The scenario is quintessentially de Palma too: Rachel McAdams plays Christine, a vampish power-dressing advertising executive who uses her creative underling, Isabelle (Noomi Rapace) to her advantage to land a juicy account and further her career. She also encourages Isabelle into a relationship with her lover Dirk (Paul Anderson — with a 1990s footballer’s haircut and facial hair the same shade as his face). Of course, this being a de Palma film, nothing is as it seems; Rapace initially looks like the perfect patsy but she is well able for Christine and returns fire with her own chicanery. Rapace is particularly good, her edgy, borderline-unhinged presence a seamless fit for a de Palma film. So much that you feel like she has been in one or two before (you also imagine that Mr de Palma was following Lisbeth Salander’s onscreen progress with great interest).

Passion is, in many of its details, a cheap piece of tat: the acting is as stilted as in most of the man’s films and the production values look like de Palma is either seriously slumming or spent all his budget on the two leading ladies. But it works very well, and the French die-hard auteurist cleaving to de Palma, even when he produces such rubbish as Mission to Mars and Redacted, makes sense when you consider that his own films often only make sense in the context of his career as a whole.
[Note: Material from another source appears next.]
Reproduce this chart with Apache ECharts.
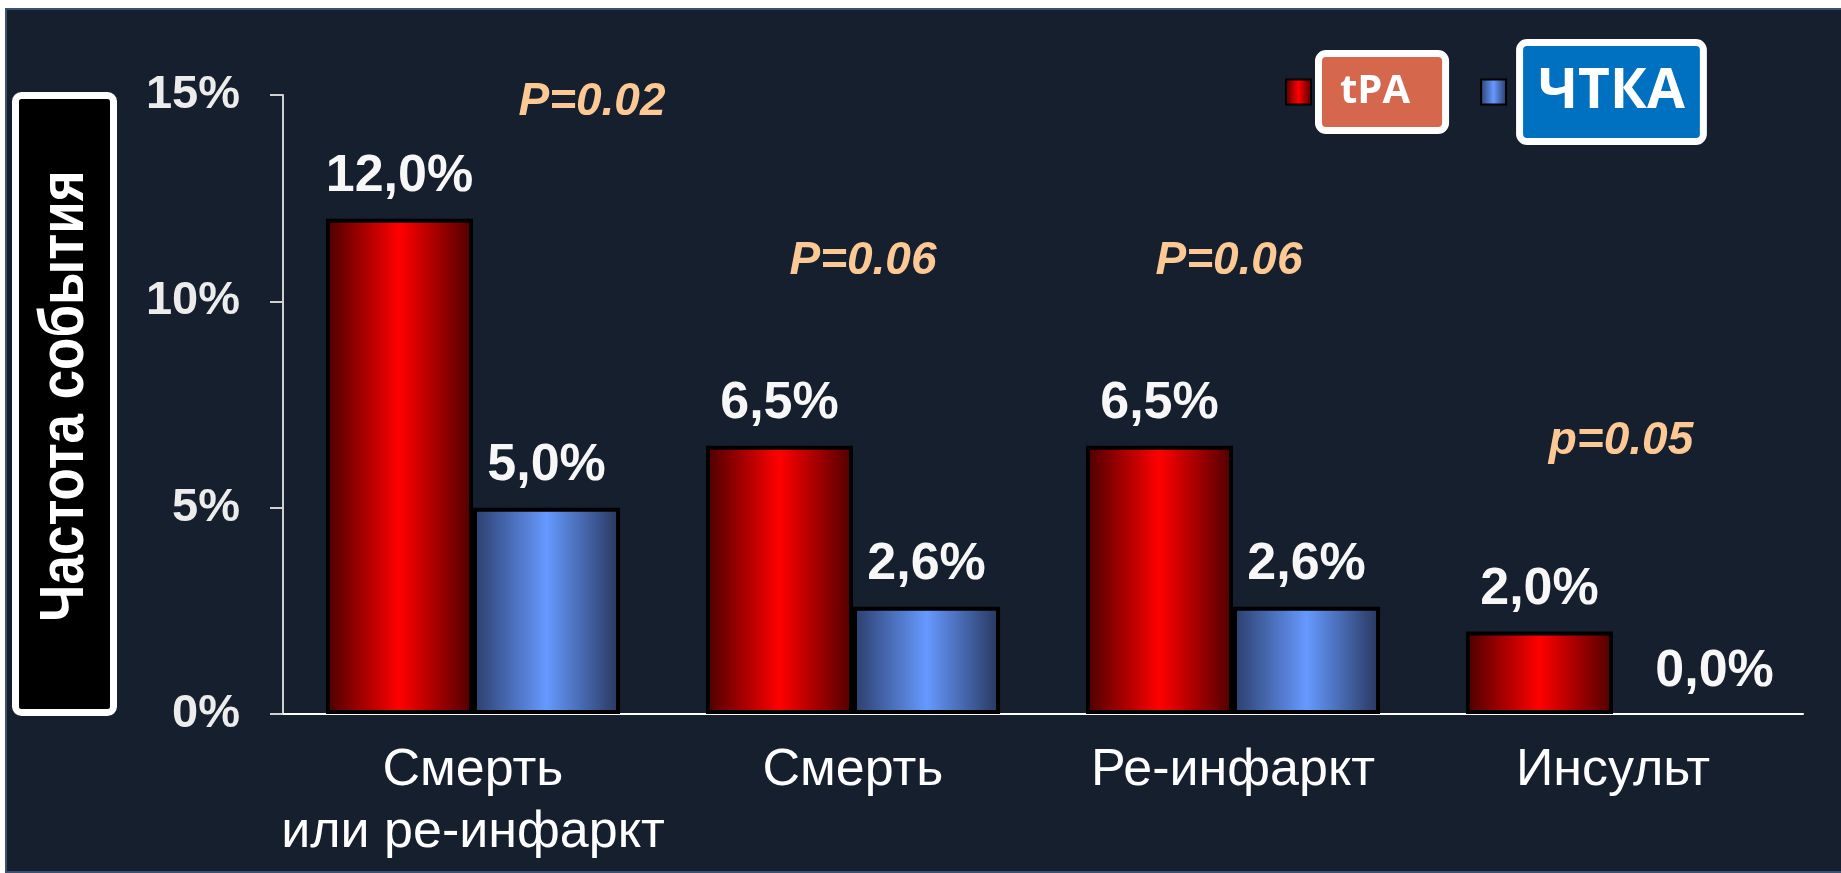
<!DOCTYPE html>
<html>
<head>
<meta charset="utf-8">
<script src="https://cdn.jsdelivr.net/npm/echarts@6/dist/echarts.min.js"></script>
<style>
  html, body { margin: 0; padding: 0; background: #ffffff; width: 100%; height: 100%; overflow: hidden; }
  #panel { position: absolute; left: 5px; top: 8px; right: 0; bottom: 0; background: #161f2d; border: 2px solid #3c5170; border-right: none; }
  #chart { position: absolute; left: 0; top: 0; width: 1841px; height: 873px; }
</style>
</head>
<body>
<div id="panel"></div>
<div id="chart"></div>
<script>
// --- data ---
const categories = ['Смерть\nили ре-инфаркт', 'Смерть', 'Ре-инфаркт', 'Инсульт'];
const seriesNames = ['tPA', 'ЧТКА'];
const tpaValues = [12.0, 6.5, 6.5, 2.0];
const ptcaValues = [5.0, 2.6, 2.6, 0.0];
const yMin = 0, yMax = 15, yStep = 5;
const pLabels = ['P=0.02', 'P=0.06', 'P=0.06', 'p=0.05'];
const yTitle = 'Частота события';

const chart = echarts.init(document.getElementById('chart'));

function grad(edge1, mid, edge2) {
  return new echarts.graphic.LinearGradient(0, 0, 1, 0, [
    { offset: 0, color: edge1 },
    { offset: 0.5, color: mid },
    { offset: 1, color: edge2 }
  ]);
}

const valueLabel = {
  show: true,
  position: 'top',
  distance: 16,
  color: '#f7f7f7',
  fontSize: 52,
  fontWeight: 'bold',
  fontFamily: 'Liberation Sans, Arial, sans-serif',
  formatter: p => p.value.toFixed(1).replace('.', ',') + '%'
};

// zero-height bars: no outline, label nudged right like the original
function barData(values) {
  return values.map(v => v === 0
    ? { value: v, itemStyle: { borderWidth: 0 }, label: { offset: [28, 0] } }
    : v);
}

// p-value annotations (text only, placed over the plot)
const pPos = [[592, 102], [863, 261], [1229, 261], [1621, 441]];
const pTexts = pLabels.map((t, i) => ({
  type: 'text',
  x: pPos[i][0],
  y: pPos[i][1],
  style: {
    text: t,
    fill: '#fcc893',
    font: 'italic bold 46px "Liberation Sans", Arial, sans-serif',
    align: 'center',
    verticalAlign: 'middle'
  }
}));

const option = {
  animation: false,
  backgroundColor: 'transparent',
  grid: { left: 283, right: 38, top: 95, bottom: 159 },
  legend: {
    left: 1280,
    top: 34,
    icon: 'rect',
    itemWidth: 25,
    itemHeight: 25,
    itemGap: 31,
    selectedMode: false,
    data: seriesNames,
    formatter: name => name === seriesNames[0] ? '{s1|}{a|' + name + '}' : '{s2|}{b|' + name + '}',
    textStyle: {
      color: '#ffffff',
      fontWeight: 'bold',
      fontFamily: 'Open Sans, sans-serif',
      rich: {
        s1: { width: 6, height: 10 },
        s2: { width: 12, height: 10 },
        a: {
          fontSize: 40, lineHeight: 40, color: '#ffffff', fontWeight: 'bold', fontFamily: 'Open Sans, sans-serif',
          backgroundColor: '#d4674c', borderColor: '#ffffff', borderWidth: 7, borderRadius: 4,
          padding: [15, 32, 15, 18]
        },
        b: {
          fontSize: 55, lineHeight: 55, color: '#ffffff', fontWeight: 'bold', fontFamily: 'Open Sans, sans-serif',
          backgroundColor: '#0070c0', borderColor: '#ffffff', borderWidth: 7, borderRadius: 4,
          padding: [19, 15, 18, 15]
        }
      }
    }
  },
  xAxis: {
    type: 'category',
    data: categories,
    axisLine: { lineStyle: { color: '#ffffff', width: 2 } },
    axisTick: { show: false },
    axisLabel: {
      color: '#ffffff',
      fontSize: 52,
      lineHeight: 62,
      margin: 26,
      interval: 0,
      fontFamily: 'Liberation Sans, Arial, sans-serif'
    }
  },
  yAxis: {
    type: 'value',
    min: yMin,
    max: yMax,
    interval: yStep,
    splitLine: { show: false },
    axisLine: { show: true, lineStyle: { color: '#d0d0d0', width: 2 } },
    axisTick: { show: true, length: 13, lineStyle: { color: '#d0d0d0', width: 2 } },
    axisLabel: {
      color: '#ececec',
      fontSize: 47,
      fontWeight: 'bold',
      margin: 43,
      fontFamily: 'Liberation Sans, Arial, sans-serif',
      formatter: '{value}%'
    }
  },
  series: [
    {
      name: seriesNames[0],
      type: 'bar',
      data: barData(tpaValues),
      barGap: '0%',
      barCategoryGap: '22.6%',
      itemStyle: { color: grad('#4a0000', '#ff0000', '#4d0000'), borderColor: '#000000', borderWidth: 4 },
      label: valueLabel
    },
    {
      name: seriesNames[1],
      type: 'bar',
      data: barData(ptcaValues),
      itemStyle: { color: grad('#2b3d6a', '#6699ff', '#27365c'), borderColor: '#000000', borderWidth: 4 },
      label: valueLabel
    }
  ],
  graphic: [
    {
      type: 'rect',
      shape: { x: 15.5, y: 95.5, width: 98, height: 617, r: 6 },
      style: { fill: '#000000', stroke: '#ffffff', lineWidth: 7 }
    },
    {
      type: 'text',
      x: 66,
      y: 396,
      rotation: Math.PI / 2,
      scaleX: 0.84,
      style: {
        text: yTitle,
        fill: '#ffffff',
        font: 'bold 63px "Liberation Sans", Arial, sans-serif',
        align: 'center',
        verticalAlign: 'middle'
      }
    }
  ].concat(pTexts)
};

chart.setOption(option);
window.onresize = function () { chart.resize(); };
</script>
</body>
</html>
There are glimmers of recognisable images and tropes strewn throughout the film and Passion has an eerily Hitchcockian air of a dream you have already had. De Palma’s detractors have always used his promiscuous appropriation of the Master of Suspense as a stick to beat him with. People who don’t like de Palma will find little to dissuade them here, but, even as the film veers perilously close to self-parody, it is wonderfully entertaining, and despite it being a remake of a remake, could only have been made by Brian de Palma.